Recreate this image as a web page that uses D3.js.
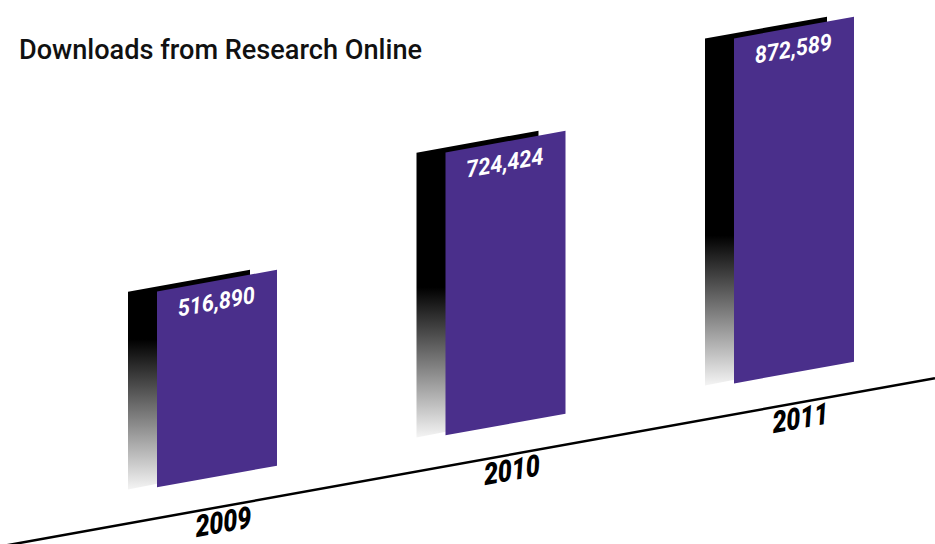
<!DOCTYPE html>
<html>
<head>
<meta charset="utf-8">
<script src="https://cdn.jsdelivr.net/npm/d3@7/dist/d3.min.js"></script>
<style>
  html, body { margin: 0; padding: 0; background: #ffffff; }
  svg { display: block; }
</style>
</head>
<body>
<script>
// ---- data ----
const years = ["2009", "2010", "2011"];
const downloads = [516890, 724424, 872589];
const valueLabels = ["516,890", "724,424", "872,589"];
const title = "Downloads from Research Online";

// ---- layout ----
const W = 935, H = 544;
const slope = 0.18;            // rise per px of the tilted baseline
const angle = -Math.atan(slope) * 180 / Math.PI;
const baseAt = x => 546.5 - slope * x;   // tilted axis line
const barW = 120, gap = 31, fadeLen = 150;
const purple = "#4a2f8b";

const svg = d3.select("body").append("svg")
  .attr("width", W).attr("height", H);

const x = d3.scalePoint().domain(years).range([157, 734]);
const h = d3.scaleLinear().domain([50000, d3.max(downloads)]).range([0, 345]);

const data = years.map((y, i) => ({ year: y, value: downloads[i], label: valueLabels[i] }));

// title
svg.append("text")
  .attr("x", 19).attr("y", 59)
  .attr("font-family", "Roboto, 'Noto Sans', sans-serif")
  .attr("font-weight", 500)
  .attr("font-size", 27)
  .attr("fill", "#111")
  .attr("textLength", 403)
  .attr("lengthAdjust", "spacingAndGlyphs")
  .text(title);

const defs = svg.append("defs");

// axis line
svg.append("line")
  .attr("x1", 0).attr("y1", baseAt(0))
  .attr("x2", W).attr("y2", baseAt(W))
  .attr("stroke", "#000").attr("stroke-width", 2.5);

const g = svg.append("g");

data.forEach((d, i) => {
  const x0 = x(d.year);
  const b0 = baseAt(x0) - gap;      // bottom-left of front bar
  const hh = h(d.value);
  const rise = slope * barW;

  // gradient for shadow
  const gid = "fade" + i;
  const top = b0 - hh, bot = b0 + 2;
  const grad = defs.append("linearGradient")
    .attr("id", gid)
    .attr("gradientUnits", "userSpaceOnUse")
    .attr("x1", 0).attr("y1", top).attr("x2", 0).attr("y2", bot);
  grad.append("stop").attr("offset", Math.max(0, (bot - top - fadeLen) / (bot - top))).attr("stop-color", "#000");
  grad.append("stop").attr("offset", 1).attr("stop-color", "#f4f4f4");

  // shadow (back) panel
  const sx = x0 - 29, sdy = -5, sw = 122;
  const sb = b0 + sdy + slope * 29;
  const shadowPts = [
    [sx, sb - hh],
    [sx + sw, sb - hh - slope * sw],
    [sx + sw, sb - slope * sw],
    [sx, sb + 2]
  ];
  g.append("polygon")
    .attr("points", shadowPts.map(p => p.join(",")).join(" "))
    .attr("fill", `url(#${gid})`);

  // front purple panel
  const pts = [
    [x0, b0 - hh],
    [x0 + barW, b0 - hh - rise],
    [x0 + barW, b0 - rise],
    [x0, b0]
  ];
  g.append("polygon")
    .attr("points", pts.map(p => p.join(",")).join(" "))
    .attr("fill", purple);

  // value label
  const cx = x0 + barW / 2;
  const ty = b0 - hh - rise / 2 + 29;
  g.append("text")
    .attr("transform", `translate(${cx},${ty}) rotate(${angle}) skewX(-5) scale(0.95,1)`)
    .attr("text-anchor", "middle")
    .attr("font-family", "Roboto, 'Noto Sans', sans-serif")
    .attr("font-weight", 700)
    .attr("font-style", "italic")
    .attr("font-size", 23)
    .attr("fill", "#fff")
    .text(d.label);

  // year label
  const yx = cx + 7;
  const yy = baseAt(yx) + 26;
  g.append("text")
    .attr("transform", `translate(${yx},${yy}) rotate(${angle}) skewX(-6) scale(0.84,1)`)
    .attr("text-anchor", "middle")
    .attr("font-family", "Roboto, 'Noto Sans', sans-serif")
    .attr("font-weight", 900)
    .attr("font-style", "italic")
    .attr("font-size", 30)
    .attr("fill", "#000")
    .text(d.year);
});
</script>
</body>
</html>
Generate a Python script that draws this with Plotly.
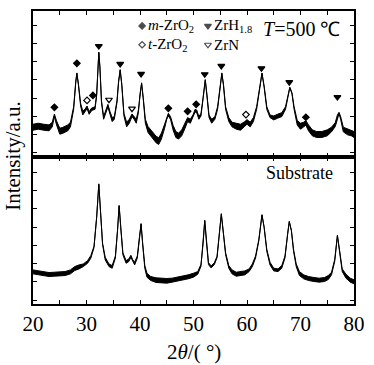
import plotly.graph_objects as go

# ---------------- data (arbitrary intensity units) ----------------
coat_2theta = [20.0, 21.0, 22.0, 23.0, 23.6, 24.0, 24.4, 25.0, 25.5, 26.0, 26.5, 27.0, 27.6, 28.0, 28.2, 28.5,
               28.9, 29.3, 29.7, 30.1, 30.5, 30.9, 31.2, 31.6, 31.9, 32.1, 32.3, 32.5, 32.8, 33.2, 33.6, 34.0,
               34.4, 34.8, 35.2, 35.7, 36.0, 36.3, 36.6, 37.0, 37.5, 38.0, 38.5, 38.9, 39.3, 39.7, 40.0, 40.3,
               40.6, 41.0, 41.5, 42.0, 42.5, 43.0, 43.5, 44.0, 44.6, 45.0, 45.3, 45.7, 46.2, 46.7, 47.2, 47.8,
               48.4, 48.9, 49.4, 49.9, 50.3, 50.6, 51.0, 51.4, 51.8, 52.2, 52.5, 52.9, 53.4, 54.0, 54.5, 54.9,
               55.3, 55.6, 56.0, 56.6, 57.2, 58.0, 58.8, 59.6, 60.0, 60.6, 61.2, 61.8, 62.3, 62.8, 63.2, 63.7,
               64.3, 65.0, 65.7, 66.5, 67.2, 67.7, 68.0, 68.4, 68.8, 69.4, 70.0, 70.6, 71.0, 71.5, 72.2, 73.0,
               74.0, 75.0, 75.8, 76.5, 76.9, 77.2, 77.5, 78.0, 78.8, 79.5, 80.0]
coat_intensity = [90, 93, 90, 88, 98, 126, 103, 78, 80, 83, 88, 98, 148, 228, 253, 218,
                  158, 133, 140, 150, 133, 143, 146, 148, 188, 268, 316, 273, 168, 118, 138, 155,
                  133, 113, 118, 168, 228, 263, 218, 128, 98, 108, 126, 118, 108, 138, 193, 223,
                  178, 108, 83, 73, 63, 53, 48, 63, 93, 118, 128, 118, 88, 68, 63, 73,
                  93, 113, 108, 123, 140, 138, 118, 128, 178, 233, 188, 123, 108, 118, 148, 208,
                  253, 218, 148, 113, 98, 93, 90, 100, 106, 98, 113, 148, 198, 253, 213, 148,
                  123, 118, 123, 128, 148, 193, 210, 193, 148, 103, 93, 98, 103, 88, 73, 68,
                  68, 73, 83, 98, 123, 133, 118, 83, 76, 73, 68]
coat_noise = [9, 9, 9, 9, 7, 4, 6, 9, 9, 9, 9, 7, 4, 2, 1, 2,
              4, 6, 4, 4, 4, 4, 4, 4, 2, 1, 1, 1, 3, 4, 4, 4,
              4, 6, 4, 3, 2, 1, 2, 4, 7, 6, 4, 4, 6, 4, 2, 1,
              2, 6, 9, 9, 9, 10, 10, 9, 6, 4, 4, 4, 7, 9, 9, 9,
              7, 6, 6, 4, 4, 4, 4, 4, 2, 1, 2, 4, 6, 4, 4, 2,
              1, 2, 4, 6, 7, 9, 9, 7, 7, 7, 6, 4, 2, 1, 2, 4,
              4, 6, 6, 6, 4, 2, 1, 2, 4, 7, 9, 7, 7, 9, 9, 9,
              9, 9, 7, 6, 4, 2, 4, 7, 9, 9, 9]

sub_2theta = [20.0, 21.0, 22.0, 23.0, 24.0, 25.0, 26.0, 27.0, 27.8, 28.6, 29.4, 30.2, 30.8, 31.4, 31.9, 32.3,
              32.6, 33.0, 33.5, 34.2, 34.8, 35.4, 35.8, 36.1, 36.4, 36.8, 37.4, 37.9, 38.3, 38.6, 39.0, 39.5,
              39.9, 40.2, 40.5, 40.9, 41.3, 42.0, 43.0, 44.0, 45.0, 46.0, 47.0, 48.0, 49.0, 50.0, 50.8, 51.4,
              51.8, 52.1, 52.4, 52.8, 53.3, 53.9, 54.4, 54.9, 55.2, 55.6, 56.0, 56.6, 57.2, 58.0, 58.8, 59.6,
              60.4, 61.0, 61.6, 62.2, 62.8, 63.2, 63.7, 64.3, 65.0, 65.8, 66.5, 67.1, 67.6, 67.9, 68.3, 68.7,
              69.2, 69.8, 70.6, 71.5, 72.5, 73.5, 74.5, 75.2, 75.8, 76.4, 76.9, 77.3, 77.8, 78.5, 79.3, 80.0]
sub_intensity = [97, 94, 90, 89, 90, 90, 92, 97, 107, 112, 117, 127, 142, 172, 262, 362,
                 292, 182, 137, 117, 112, 142, 222, 297, 232, 152, 127, 132, 144, 132, 122, 142,
                 202, 242, 182, 112, 87, 77, 72, 70, 70, 72, 75, 77, 82, 87, 94, 117,
                 182, 252, 192, 122, 112, 122, 142, 212, 272, 212, 152, 112, 97, 90, 92, 94,
                 102, 117, 142, 192, 269, 232, 162, 122, 104, 102, 112, 142, 212, 249, 222, 162,
                 117, 92, 82, 77, 74, 72, 74, 80, 92, 132, 207, 162, 102, 84, 72, 67]
sub_noise = [6, 6, 6, 6, 6, 6, 6, 6, 6, 6, 4, 4, 4, 2, 1, 1,
             1, 2, 4, 4, 4, 3, 1, 1, 1, 3, 4, 4, 3, 3, 4, 3,
             1, 1, 2, 4, 6, 6, 7, 7, 7, 6, 6, 6, 6, 6, 4, 3,
             1, 1, 1, 3, 3, 3, 2, 1, 1, 1, 3, 4, 6, 6, 6, 6,
             4, 4, 3, 2, 1, 1, 3, 4, 4, 4, 4, 3, 1, 1, 1, 3,
             4, 6, 6, 6, 6, 6, 6, 6, 4, 3, 1, 2, 4, 6, 6, 6]

# peak markers (top panel)
m_zro2_x = [24.0, 28.2, 31.2, 45.3, 48.9, 50.5, 71.0]
m_zro2_y = [150, 283, 186, 147, 138, 159, 120]
t_zro2_x = [30.1, 59.8]
t_zro2_y = [171, 128]
zrh_x = [32.3, 36.3, 40.2, 52.1, 55.2, 62.7, 67.9, 76.9]
zrh_y = [335, 281, 251, 250, 275, 268, 226, 181]
zrn_x = [34.2, 38.5]
zrn_y = [173, 146]

# legend key markers
key_x = [40.4, 52.7, 40.4, 52.7]
key_y = [396, 396, 339, 339]
key_labels = ["<i>m</i>-ZrO<sub>2</sub>", "ZrH<sub>1.8</sub>", "<i>t</i>-ZrO<sub>2</sub>", "ZrN"]

FONT = "Times New Roman"

fig = go.Figure()


def band(x, y, n, xa, ya):
    lo = [a - b for a, b in zip(y, n)]
    hi = [a + b for a, b in zip(y, n)]
    fig.add_trace(go.Scatter(x=x, y=lo, mode="lines", line=dict(color="black", width=1),
                             xaxis=xa, yaxis=ya, showlegend=False, hoverinfo="skip"))
    fig.add_trace(go.Scatter(x=x, y=hi, mode="lines", line=dict(color="black", width=1),
                             fill="tonexty", fillcolor="black",
                             xaxis=xa, yaxis=ya, showlegend=False, hoverinfo="skip"))


band(coat_2theta, coat_intensity, coat_noise, "x2", "y2")
band(sub_2theta, sub_intensity, sub_noise, "x", "y")

mk = dict(color="black", size=5, line=dict(color="black", width=1.2))
mt = dict(color="black", size=6, line=dict(color="black", width=1.2))
fig.add_trace(go.Scatter(x=m_zro2_x, y=m_zro2_y, mode="markers", xaxis="x2", yaxis="y2",
                         marker=dict(symbol="diamond", **mk), showlegend=False))
fig.add_trace(go.Scatter(x=t_zro2_x, y=t_zro2_y, mode="markers", xaxis="x2", yaxis="y2",
                         marker=dict(symbol="diamond-open", **mk), showlegend=False))
fig.add_trace(go.Scatter(x=zrh_x, y=zrh_y, mode="markers", xaxis="x2", yaxis="y2",
                         marker=dict(symbol="triangle-down", **mt), showlegend=False))
fig.add_trace(go.Scatter(x=zrn_x, y=zrn_y, mode="markers", xaxis="x2", yaxis="y2",
                         marker=dict(symbol="triangle-down-open", **mt), showlegend=False))
fig.add_trace(go.Scatter(x=key_x, y=key_y, mode="markers", xaxis="x2", yaxis="y2",
                         marker=dict(symbol=["diamond", "triangle-down", "diamond-open", "triangle-down-open"],
                                     size=[5, 6, 5, 6], color="black", line=dict(color="black", width=1.2)),
                         showlegend=False))

for kx, ky, lab in zip(key_x, key_y, key_labels):
    fig.add_annotation(x=kx + 0.7, y=ky, xref="x2", yref="y2", text=lab, showarrow=False,
                       xanchor="left", yanchor="middle", font=dict(family=FONT, size=15, color="black"))

split = 0.5017
axis_common = dict(showline=True, linecolor="black", linewidth=1.5, ticks="inside", ticklen=4,
                   tickcolor="black", tickwidth=1, showgrid=False, zeroline=False)

fig.update_layout(
    width=374, height=365,
    margin=dict(l=33, r=10, t=9, b=61),
    paper_bgcolor="white", plot_bgcolor="white",
    font=dict(family=FONT, color="black"),
    xaxis=dict(domain=[0, 1], anchor="y", range=[20, 80], tickmode="linear", tick0=20, dtick=10,
               mirror="ticks", minor=dict(dtick=5, ticks="inside", ticklen=4, tickcolor="black"),
               tickfont=dict(family=FONT, size=21, color="black"), **axis_common),
    xaxis2=dict(domain=[0, 1], anchor="y2", range=[20, 80], matches="x", tickmode="linear", tick0=20, dtick=10,
                showticklabels=False, mirror="ticks",
                minor=dict(dtick=5, ticks="inside", ticklen=4, tickcolor="black"), **axis_common),
    yaxis=dict(domain=[0, split], anchor="x", range=[0, 444], tickmode="linear", tick0=12, dtick=55,
               showticklabels=False, mirror="ticks", **axis_common),
    yaxis2=dict(domain=[split, 1], anchor="x2", range=[0, 441], tickmode="linear", tick0=13, dtick=55,
                showticklabels=False, mirror="ticks", **axis_common),
)

fig.add_annotation(x=-0.063, y=0.505, xref="paper", yref="paper", text="Intensity/a.u.", textangle=-90,
                   showarrow=False, xanchor="center", yanchor="middle",
                   font=dict(family=FONT, size=21, color="black"))
fig.add_annotation(x=0.5, y=-0.163, xref="paper", yref="paper", text="2<i>θ</i>/( °)",
                   showarrow=False, xanchor="center", yanchor="middle",
                   font=dict(family=FONT, size=21, color="black"))
fig.add_annotation(x=0.831, y=0.447, xref="paper", yref="paper", text="Substrate",
                   showarrow=False, xanchor="center", yanchor="middle",
                   font=dict(family=FONT, size=18, color="black"))
fig.add_annotation(x=0.838, y=0.939, xref="paper", yref="paper", text="<i>T</i>=500 ℃",
                   showarrow=False, xanchor="center", yanchor="middle",
                   font=dict(family=FONT, size=20, color="black"))

fig.write_html("out.html")
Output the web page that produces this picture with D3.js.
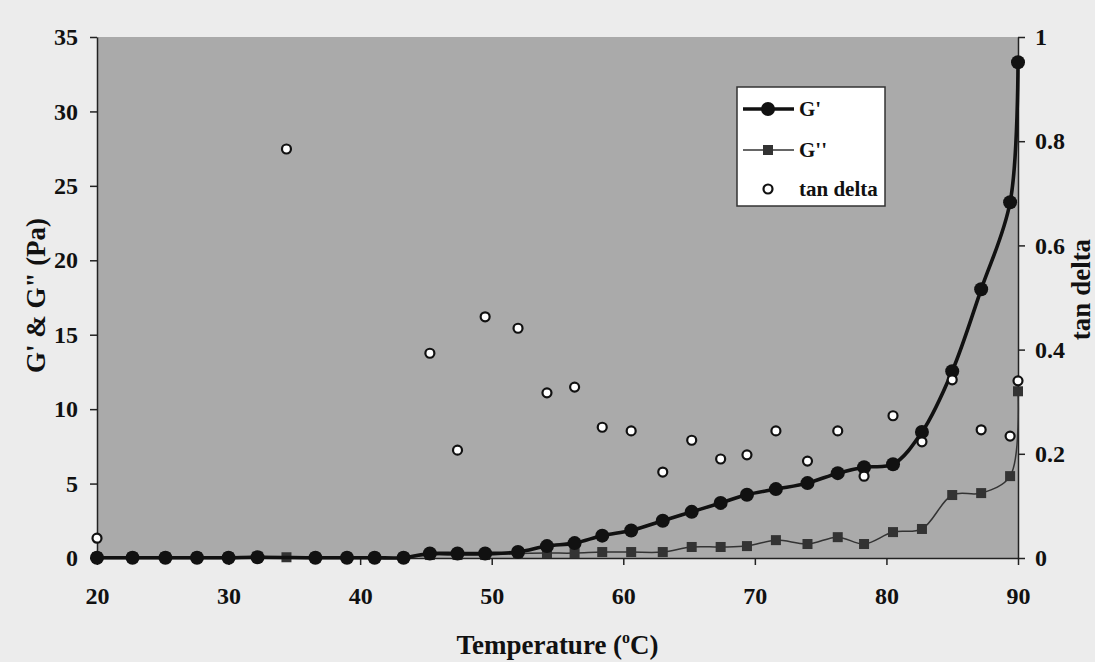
<!DOCTYPE html>
<html>
<head>
<meta charset="utf-8">
<script src="https://cdn.jsdelivr.net/npm/d3@7/dist/d3.min.js"></script>
<style>
  body { margin: 0; background: #ebebeb; }
  svg { font-family: "Liberation Serif", "Times New Roman", serif; font-weight: bold; }
</style>
</head>
<body>
<div id="chart"></div>
<script>
// Data
const temps    = [20, 22.7, 25.2, 27.6, 30.0, 32.2, 34.4, 36.6, 39.0, 41.1, 43.3, 45.3, 47.4, 49.5, 52.0, 54.2, 56.3, 58.4, 60.6, 63.0, 65.2, 67.4, 69.4, 71.6, 74.0, 76.3, 78.3, 80.5, 82.7, 85.0, 87.2, 89.4, 90.0];
const gPrime   = [0.02, 0.02, 0.02, 0.02, 0.02, 0.05, null, 0.02, 0.02, 0.02, 0.02, 0.3, 0.3, 0.3, 0.4, 0.8, 1.0, 1.5, 1.85, 2.5, 3.1, 3.7, 4.25, 4.63, 5.03, 5.7, 6.1, 6.3, 8.46, 12.55, 18.05, 23.9, 33.3];
const gDouble  = [0.05, 0.05, 0.05, 0.05, 0.05, 0.1, 0.05, 0.03, 0.03, 0.03, 0.03, 0.2, 0.2, 0.2, 0.3, 0.33, 0.33, 0.4, 0.4, 0.4, 0.74, 0.74, 0.8, 1.2, 0.94, 1.4, 0.94, 1.74, 1.95, 4.23, 4.36, 5.5, 11.2];
const tanDelta = [0.038, null, null, null, null, null, 0.785, null, null, null, null, 0.393, 0.207, 0.463, 0.441, 0.317, 0.328, 0.251, 0.244, 0.165, 0.226, 0.190, 0.198, 0.244, 0.186, 0.244, 0.157, 0.273, 0.223, 0.342, 0.246, 0.234, 0.340];

const xTicks = [20, 30, 40, 50, 60, 70, 80, 90];
const leftTicks = [0, 5, 10, 15, 20, 25, 30, 35];
const rightTicks = [0, 0.2, 0.4, 0.6, 0.8, 1];
const legendLabels = ["G'", "G''", "tan delta"];

const width = 1095, height = 662;
const margin = { top: 37, right: 77, bottom: 104, left: 97 };
const w = width - margin.left - margin.right;
const h = height - margin.top - margin.bottom;

const svg = d3.select("#chart")
    .append("svg")
    .attr("width", width)
    .attr("height", height);

svg.append("rect")
    .attr("width", width)
    .attr("height", height)
    .attr("fill", "#ececec");

const g = svg.append("g")
    .attr("transform", `translate(${margin.left},${margin.top})`);

const x = d3.scaleLinear().domain([20, 90]).range([0, w]);
const yL = d3.scaleLinear().domain([0, 35]).range([h, 0]);
const yR = d3.scaleLinear().domain([0, 1]).range([h, 0]);

// plot area
g.append("rect")
    .attr("width", w)
    .attr("height", h)
    .attr("fill", "#aaaaaa");

// axes
const styleAxis = sel => {
    sel.select(".domain").attr("stroke", "#222").attr("stroke-width", 1.5);
    sel.selectAll(".tick line").attr("stroke", "#222").attr("stroke-width", 1.5);
    sel.selectAll(".tick text").attr("fill", "#111").style("font-size", "24px").style("font-weight", "bold")
        .style("font-family", "'Liberation Serif', serif");
};

g.append("g")
    .attr("transform", `translate(0,${h})`)
    .call(d3.axisBottom(x).tickValues(xTicks).tickSize(7).tickSizeOuter(0).tickPadding(22))
    .call(styleAxis);

g.append("g")
    .call(d3.axisLeft(yL).tickValues(leftTicks).tickSize(7).tickSizeOuter(0).tickPadding(12))
    .call(styleAxis);

g.append("g")
    .attr("transform", `translate(${w},0)`)
    .call(d3.axisRight(yR).tickValues(rightTicks).tickFormat(d3.format("")).tickSize(7).tickSizeOuter(0).tickPadding(10))
    .call(styleAxis);

// axis titles
g.append("text")
    .attr("transform", `translate(${-52},${h / 2 - 2}) rotate(-90)`)
    .attr("text-anchor", "middle")
    .style("font-size", "27px")
    .attr("fill", "#111")
    .text("G' & G\" (Pa)");

g.append("text")
    .attr("transform", `translate(${w + 72},${h / 2 - 8}) rotate(-90)`)
    .attr("text-anchor", "middle")
    .style("font-size", "27px")
    .attr("fill", "#111")
    .text("tan delta");

const xt = g.append("text")
    .attr("x", w / 2)
    .attr("y", h + 96)
    .attr("text-anchor", "middle")
    .style("font-size", "27px")
    .attr("fill", "#111");
xt.append("tspan").text("Temperature (");
xt.append("tspan").attr("dy", -11).style("font-size", "16px").text("o");
xt.append("tspan").attr("dy", 11).text("C)");

// series
const gpData = temps.map((t, i) => ({ t, v: gPrime[i] })).filter(d => d.v !== null);
const gdData = temps.map((t, i) => ({ t, v: gDouble[i] }));
const tdData = temps.map((t, i) => ({ t, v: tanDelta[i] })).filter(d => d.v !== null);

const lineL = d3.line()
    .x(d => x(d.t))
    .y(d => yL(d.v))
    .curve(d3.curveCatmullRom.alpha(0.5));

g.append("path")
    .datum(gdData)
    .attr("d", lineL)
    .attr("fill", "none")
    .attr("stroke", "#333")
    .attr("stroke-width", 1.5);

g.selectAll(".sq")
    .data(gdData)
    .enter()
    .append("rect")
    .attr("class", "sq")
    .attr("x", d => x(d.t) - 5)
    .attr("y", d => yL(d.v) - 5)
    .attr("width", 10)
    .attr("height", 10)
    .attr("fill", "#333");

g.append("path")
    .datum(gpData)
    .attr("d", lineL)
    .attr("fill", "none")
    .attr("stroke", "#111")
    .attr("stroke-width", 3.6);

g.selectAll(".dot")
    .data(gpData)
    .enter()
    .append("circle")
    .attr("class", "dot")
    .attr("cx", d => x(d.t))
    .attr("cy", d => yL(d.v))
    .attr("r", 7)
    .attr("fill", "#111");

g.selectAll(".td")
    .data(tdData)
    .enter()
    .append("circle")
    .attr("class", "td")
    .attr("cx", d => x(d.t))
    .attr("cy", d => yR(d.v))
    .attr("r", 4.5)
    .attr("fill", "#fff")
    .attr("stroke", "#111")
    .attr("stroke-width", 2.2);

// legend
const lg = svg.append("g").attr("transform", "translate(737,87)");
lg.append("rect")
    .attr("width", 148)
    .attr("height", 119)
    .attr("fill", "#fff")
    .attr("stroke", "#333")
    .attr("stroke-width", 1.5);

const rows = [22, 63, 102];
const items = lg.selectAll(".item")
    .data(legendLabels)
    .enter()
    .append("g")
    .attr("transform", (d, i) => `translate(0,${rows[i]})`);

items.filter((d, i) => i < 2)
    .append("line")
    .attr("x1", 6).attr("x2", 57)
    .attr("stroke", (d, i) => i === 0 ? "#111" : "#333")
    .attr("stroke-width", (d, i) => i === 0 ? 3.6 : 1.5);

items.filter((d, i) => i === 0)
    .append("circle").attr("cx", 31).attr("r", 7).attr("fill", "#111");
items.filter((d, i) => i === 1)
    .append("rect").attr("x", 26).attr("y", -5).attr("width", 10).attr("height", 10).attr("fill", "#333");
items.filter((d, i) => i === 2)
    .append("circle").attr("cx", 31).attr("r", 4.5).attr("fill", "#fff").attr("stroke", "#111").attr("stroke-width", 2.2);

items.append("text")
    .attr("x", 62)
    .attr("y", 7)
    .style("font-size", "21px")
    .attr("fill", "#111")
    .text(d => d);
</script>
</body>
</html>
* * * * * * *
## Description of the task
Copy out the listing above from the line containing "Generate a Python" to the line containing "import plotly.graph_objects as go", both included, exactly as written and minus the images.

## Output below
Generate a Python script that draws this with Plotly.
import plotly.graph_objects as go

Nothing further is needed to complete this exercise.